Oui, il y a des artistes dont j’aimerais bien croiser la route. Je pense à un mec comme Tyler, The Creator qui est un artiste ultra complet. Il fait ses propres clips, sa musique. Au-delà de sa musique que j’adore, je trouve sa DA vraiment excellente. Je pense à Pharrell avec qui j’aimerais croiser la route en studio. Je sais qu’il est très proche de la scène française puisqu’il a déjà bossé avec Cassius, Daft Punk et Gesaffelstein. Aller plutôt taper dans des références américaines. Et j’aimerais, pourquoi pas, un jour, rencontrer et collaborer avec Céline Dion. Elle est devenue hyper fashion maintenant et je suis sûr qu’il y a un truc à faire.
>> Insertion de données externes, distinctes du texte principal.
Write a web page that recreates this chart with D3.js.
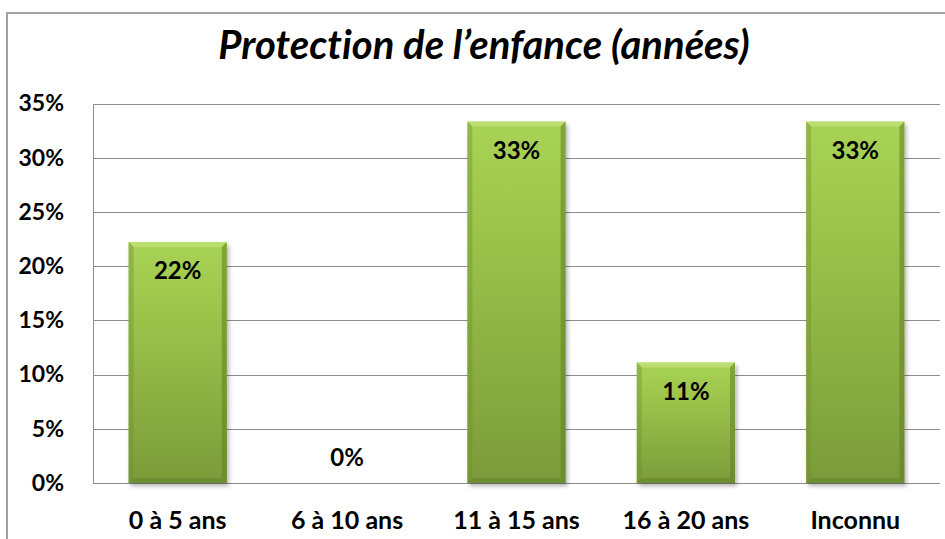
<!DOCTYPE html>
<html>
<head>
<meta charset="utf-8">
<script src="https://cdn.jsdelivr.net/npm/d3@7"></script>
<style>
  body { margin: 0; background: #fff; }
  text { font-family: Lato, "Open Sans", sans-serif; font-variant-ligatures: none; }
</style>
</head>
<body>
<script>
// Chart data
const categories = ["0 à 5 ans", "6 à 10 ans", "11 à 15 ans", "16 à 20 ans", "Inconnu"];
const values = [22.22, 0, 33.33, 11.11, 33.33];
const valueLabels = ["22%", "0%", "33%", "11%", "33%"];
const yTicks = [0, 5, 10, 15, 20, 25, 30, 35];
const title = "Protection de l’enfance (années)";

const width = 945, height = 539;
const margin = { left: 93, right: 5, top: 103.5, bottom: 56 };

const svg = d3.select("body").append("svg")
  .attr("width", width)
  .attr("height", height);

// Gradient for the bars
const defs = svg.append("defs");
const grad = defs.append("linearGradient")
  .attr("id", "barGrad")
  .attr("x1", 0).attr("y1", 0).attr("x2", 0).attr("y2", 1);
grad.append("stop").attr("offset", "0%").attr("stop-color", "#a9d355");
grad.append("stop").attr("offset", "30%").attr("stop-color", "#9cc44b");
grad.append("stop").attr("offset", "100%").attr("stop-color", "#7b9b3a");

const shadow = defs.append("filter").attr("id", "shadow")
  .attr("x", "-10%").attr("y", "-10%").attr("width", "130%").attr("height", "130%");
shadow.append("feDropShadow")
  .attr("dx", 2).attr("dy", 3).attr("stdDeviation", 2)
  .attr("flood-color", "#000").attr("flood-opacity", 0.3);

// Outer chart border
svg.append("path")
  .attr("d", `M7,${height} V13 H${width}`)
  .attr("fill", "none")
  .attr("stroke", "#a3a3a3")
  .attr("stroke-width", 2);

// Title
svg.append("text")
  .attr("x", 484)
  .attr("y", 59)
  .attr("text-anchor", "middle")
  .style("font-size", "40px")
  .style("font-style", "italic")
  .style("font-weight", "bold")
  .style("fill", "#000")
  .text(title);

// Scales
const x = d3.scaleBand()
  .domain(categories)
  .range([margin.left, width - margin.right])
  .paddingInner(0.42)
  .paddingOuter(0.21);

const y = d3.scaleLinear()
  .domain([0, 35])
  .range([height - margin.bottom, margin.top]);

// Gridlines
svg.append("g")
  .selectAll("line")
  .data(yTicks)
  .join("line")
  .attr("x1", margin.left)
  .attr("x2", width - margin.right)
  .attr("y1", d => Math.round(y(d)) + 0.5)
  .attr("y2", d => Math.round(y(d)) + 0.5)
  .attr("stroke", "#8c8c8c")
  .attr("stroke-width", 1);

// Plot area left edge
svg.append("line")
  .attr("x1", margin.left + 0.5).attr("x2", margin.left + 0.5)
  .attr("y1", Math.round(y(35)) + 0.5)
  .attr("y2", Math.round(y(0)) + 0.5)
  .attr("stroke", "#8c8c8c");

// Y axis labels
const yAxis = d3.axisLeft(y)
  .tickValues(yTicks)
  .tickFormat(d => d + "%")
  .tickSize(0)
  .tickPadding(29);

svg.append("g")
  .attr("transform", `translate(${margin.left},0)`)
  .call(yAxis)
  .call(g => g.select(".domain").remove())
  .call(g => g.selectAll("text")
    .style("font-size", "23px")
    .style("font-weight", "bold")
    .style("font-family", "Lato, sans-serif")
    .attr("fill", "#000"));

// X axis labels
const xAxis = d3.axisBottom(x).tickSize(0).tickPadding(28);
svg.append("g")
  .attr("transform", `translate(0,${y(0)})`)
  .call(xAxis)
  .call(g => g.select(".domain").remove())
  .call(g => g.selectAll("text")
    .style("font-size", "25px")
    .style("font-weight", "bold")
    .style("font-family", "Lato, sans-serif")
    .attr("fill", "#000"));

// Bars
const bars = svg.append("g")
  .selectAll("g")
  .data(values.map((v, i) => ({ cat: categories[i], v, label: valueLabels[i] })))
  .join("g");

const drawn = bars.filter(d => d.v > 0);

drawn.append("rect")
  .attr("x", d => x(d.cat))
  .attr("y", d => y(d.v))
  .attr("width", x.bandwidth())
  .attr("height", d => y(0) - y(d.v))
  .attr("fill", "url(#barGrad)")
  .attr("filter", "url(#shadow)");

// Bevel edges
const bev = 5;
drawn.append("path")
  .attr("d", d => {
    const x0 = x(d.cat), x1 = x0 + x.bandwidth(), y0 = y(d.v);
    return `M${x0},${y0} H${x1} L${x1 - bev},${y0 + bev} H${x0 + bev} Z`;
  })
  .attr("fill", "#c2e37a")
  .attr("opacity", 0.7);

drawn.append("path")
  .attr("d", d => {
    const x0 = x(d.cat), x1 = x0 + x.bandwidth(), y0 = y(d.v), y1 = y(0);
    return `M${x1},${y0} V${y1} L${x1 - bev},${y1 - bev} V${y0 + bev} Z`;
  })
  .attr("fill", "#5f7f26")
  .attr("opacity", 0.55);

drawn.append("path")
  .attr("d", d => {
    const x0 = x(d.cat), x1 = x0 + x.bandwidth(), y1 = y(0);
    return `M${x0},${y1} H${x1} L${x1 - bev},${y1 - bev} H${x0 + bev} Z`;
  })
  .attr("fill", "#5f7f26")
  .attr("opacity", 0.45);

drawn.append("path")
  .attr("d", d => {
    const x0 = x(d.cat), y0 = y(d.v), y1 = y(0);
    return `M${x0},${y0} V${y1} L${x0 + bev},${y1 - bev} V${y0 + bev} Z`;
  })
  .attr("fill", "#6e8f30")
  .attr("opacity", 0.4);

// Value labels
bars.append("text")
  .attr("x", d => x(d.cat) + x.bandwidth() / 2)
  .attr("y", d => d.v > 0 ? y(d.v) + 37 : y(0) - 17)
  .attr("text-anchor", "middle")
  .style("font-size", "24px")
  .style("font-weight", "bold")
  .style("fill", "#000")
  .text(d => d.label);
</script>
</body>
</html>
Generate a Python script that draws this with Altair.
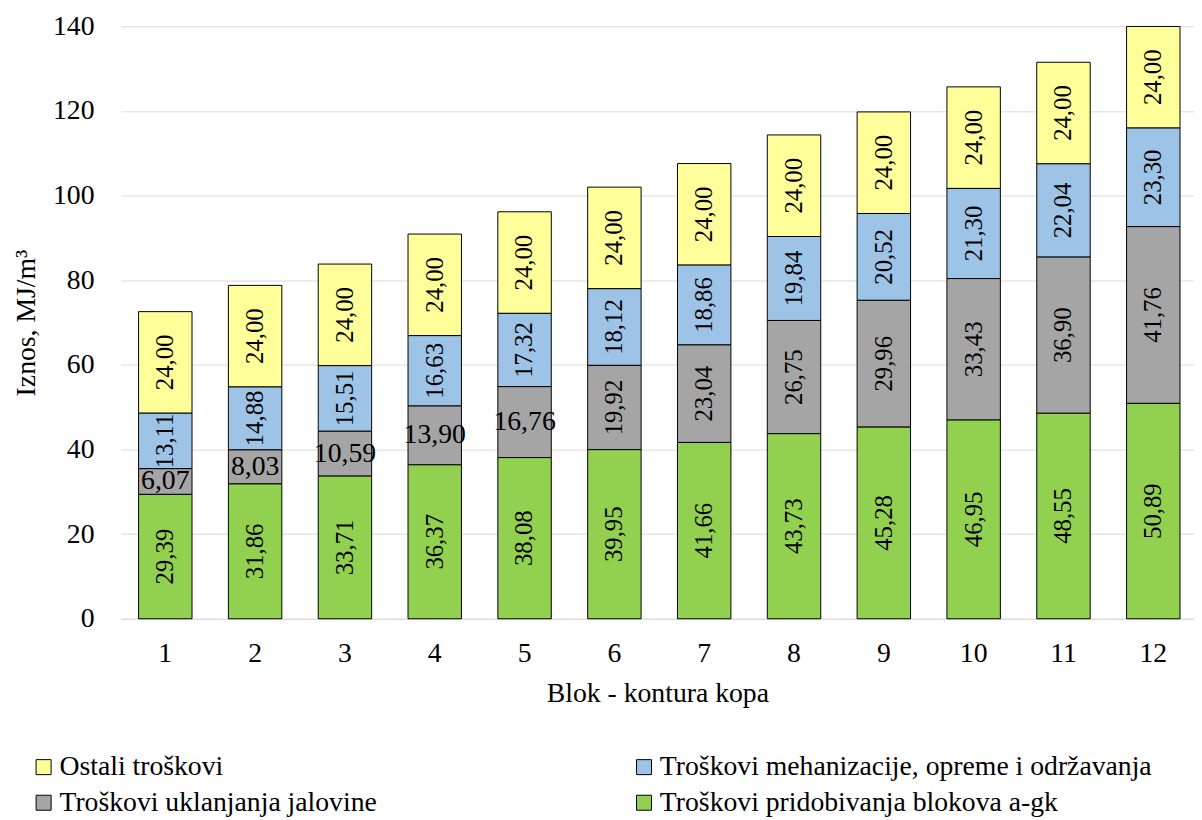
import altair as alt
import pandas as pd

blocks = [str(i) for i in range(1, 13)]
series = ["Ostali troškovi", "Troškovi mehanizacije, opreme i održavanja",
          "Troškovi uklanjanja jalovine", "Troškovi pridobivanja blokova a-gk"]
ostali = [24.00] * 12
mehanizacija = [13.11, 14.88, 15.51, 16.63, 17.32, 18.12, 18.86, 19.84, 20.52, 21.30, 22.04, 23.30]
jalovina = [6.07, 8.03, 10.59, 13.90, 16.76, 19.92, 23.04, 26.75, 29.96, 33.43, 36.90, 41.76]
pridobivanje = [29.39, 31.86, 33.71, 36.37, 38.08, 39.95, 41.66, 43.73, 45.28, 46.95, 48.55, 50.89]
colors = ["#FFFF99", "#9DC3E6", "#A5A5A5", "#92D050"]

values = [ostali, mehanizacija, jalovina, pridobivanje]
rows = []
for si, (s, vals) in enumerate(zip(series, values)):
    for bi, (b, v) in enumerate(zip(blocks, vals)):
        rows.append({"blok": b, "bi": bi + 1, "serija": s, "ord": 3 - si, "si": si,
                     "v": v, "lab": f"{v:.2f}".replace(".", ",")})
df = pd.DataFrame(rows)

FONT = "Liberation Serif"
FS = 28

base = alt.Chart(df).transform_stack(
    stack="v", groupby=["blok"], as_=["y0", "y1"], sort=[alt.SortField("ord", order="ascending")]
).transform_calculate(ym="(datum.y0 + datum.y1) / 2")

xenc = alt.X("blok:N", sort=blocks,
             scale=alt.Scale(paddingInner=0.405, paddingOuter=0.177, align=0.56),
             axis=alt.Axis(title="Blok - kontura kopa", labelAngle=0, labelFont=FONT, labelFontSize=FS,
                           titleFont=FONT, titleFontSize=FS, titleFontWeight="normal", labelColor="black",
                           titleColor="black", domainColor="#D9D9D9", ticks=False, labelPadding=21,
                           titlePadding=13))

bars = base.mark_bar(stroke="black", strokeWidth=1).encode(
    x=xenc,
    y=alt.Y("y0:Q", scale=alt.Scale(domain=[0, 140]),
            axis=alt.Axis(title="Iznos, MJ/m³", values=list(range(0, 141, 20)), labelFont=FONT,
                          labelFontSize=FS, titleFont=FONT, titleFontSize=FS, titleFontWeight="normal",
                          labelColor="black", titleColor="black", gridColor="#D9D9D9", domain=False,
                          ticks=False, labelPadding=27, titlePadding=12)),
    y2="y1:Q",
    color=alt.Color("serija:N", scale=alt.Scale(domain=series, range=colors), sort=series,
                    legend=alt.Legend(title=None, orient="none", legendX=-92, legendY=735,
                                      direction="horizontal", columns=2, symbolType="square",
                                      symbolSize=230, symbolStrokeColor="black", symbolStrokeWidth=1,
                                      symbolOffset=0, labelOffset=2,
                                      labelFont=FONT, labelFontSize=FS, labelColor="black",
                                      labelLimit=700, columnPadding=256, rowPadding=8)),
)

vert = base.transform_filter("!(datum.si == 2 && datum.bi <= 5)").mark_text(
    angle=270, font=FONT, fontSize=25, color="black").encode(
    x=alt.X("blok:N", sort=blocks), y=alt.Y("ym:Q"), text="lab:N")

horiz = base.transform_filter("datum.si == 2 && datum.bi <= 5").mark_text(
    angle=0, font=FONT, fontSize=FS, color="black").encode(
    x=alt.X("blok:N", sort=blocks), y=alt.Y("ym:Q"), text="lab:N")

chart = alt.layer(bars, vert, horiz).properties(
    width=1085, height=599, padding={"left": 5, "top": 0, "right": 0, "bottom": 0}
).configure_view(stroke=None)

chart.save("out.html", embed_options={"renderer": "svg", "actions": False})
Après cette interview, quelle est la suite du programme ?
Je vais rentrer chez moi prendre mes affaires de sport et donc faire un peu de sport !
Est-ce que vous êtes dans la préparation d’un second album ?
Dans ma tête, oui, sur le papier, non parce que pour l’instant, je travaille beaucoup pour les autres. En ce moment, je bosse avec Lilly Wood and the Prick qui m’ont demandé de produire leur prochain album. La collaboration marche très bien car ils ont tout ce côté rock et ils souhaitaient que je vienne injecter un peu de ma musique dedans. On co-écrit beaucoup de chansons. Je leur donne ma vision sur leur projet et ça fonctionne car Nili chante super bien et Ben est excellent. Moi qui adore sampler, c’est comme si j’avais une matière première géniale pour le faire. Leur album sera top ! Concernant le mien, il est dans ma tête pour l’instant, ça travaille… Je pars en tournée au mois de décembre et le lendemain du nouvel an, le 1er janvier 2023, je commence à m’y mettre. C’est comme cela que c’est acté dans ma tête. J’aime bien avoir un planning très organisé, c’est ce qui me permet de ne faire que de la musique. Ma vie s’organise de façon à ce que je puisse faire le plus de musique possible.